Engineering the Inferno: Taming the Science

Understanding these principles is one thing; consistently and reliably orchestrating them is another. A wild bonfire possesses all this physics and chemistry, but it is chaotic. The genius of modern culinary engineering is its ability to tame these forces.

This is achieved through a concept central to control theory: the closed-loop feedback system. A sensor, like a thermocouple, constantly measures the oven’s internal temperature. It feeds this information to a microprocessor, which compares the real-time reading to your desired setpoint (say, 700°F). If it’s too low, it sends more power to the electric elements; if it’s too high, it cuts back. This constant, rapid cycle of measuring and adjusting allows an electric device to maintain a precise temperature with a stability that even the most experienced pizzaiolo would envy.
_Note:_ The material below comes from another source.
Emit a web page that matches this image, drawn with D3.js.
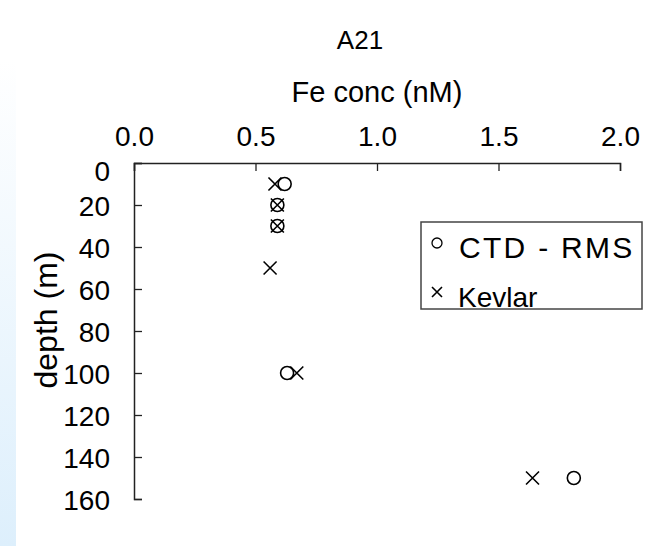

A contemporary device like the Ninja Woodfire Outdoor Oven is a perfect case study in applied science. It is engineered from the ground up to be a laboratory for these principles. Its ability to reach 700°F is a direct ticket to harnessing intense thermal radiation and accelerating the Maillard reaction. Its pre-programmed pizza settings are, in essence, validated recipes of heat transfer, each one dialing in a different balance of conduction, convection, and radiation to produce a Neapolitan, New York, or Thin Crust style. The integrated smoker box is a self-contained pyrolysis chamber, designed to precisely execute the chemistry of smoke flavor.

Of course, this engineering comes with inherent trade-offs. The same enclosed, insulated space that is so efficient at trapping heat and creating a convective environment can be more challenging to clean after roasting a fatty piece of meat at high temperatures. That is the physics of aerosolized grease. But it’s a logical compromise for gaining this level of control and versatility in a portable form factor.

Ultimately, the journey to a perfect pizza, or any perfectly cooked meal, is a journey into science. When we step beyond simply following a recipe and begin to understand the why—why high heat creates char and flavor, why a stone base creates a crisp crust, why smoke tastes the way it does—we transform ourselves. We cease to be just cooks and become something more: intuitive, creative, and empowered kitchen scientists. Your backyard is the lab, and the delicious results are your successful experiments.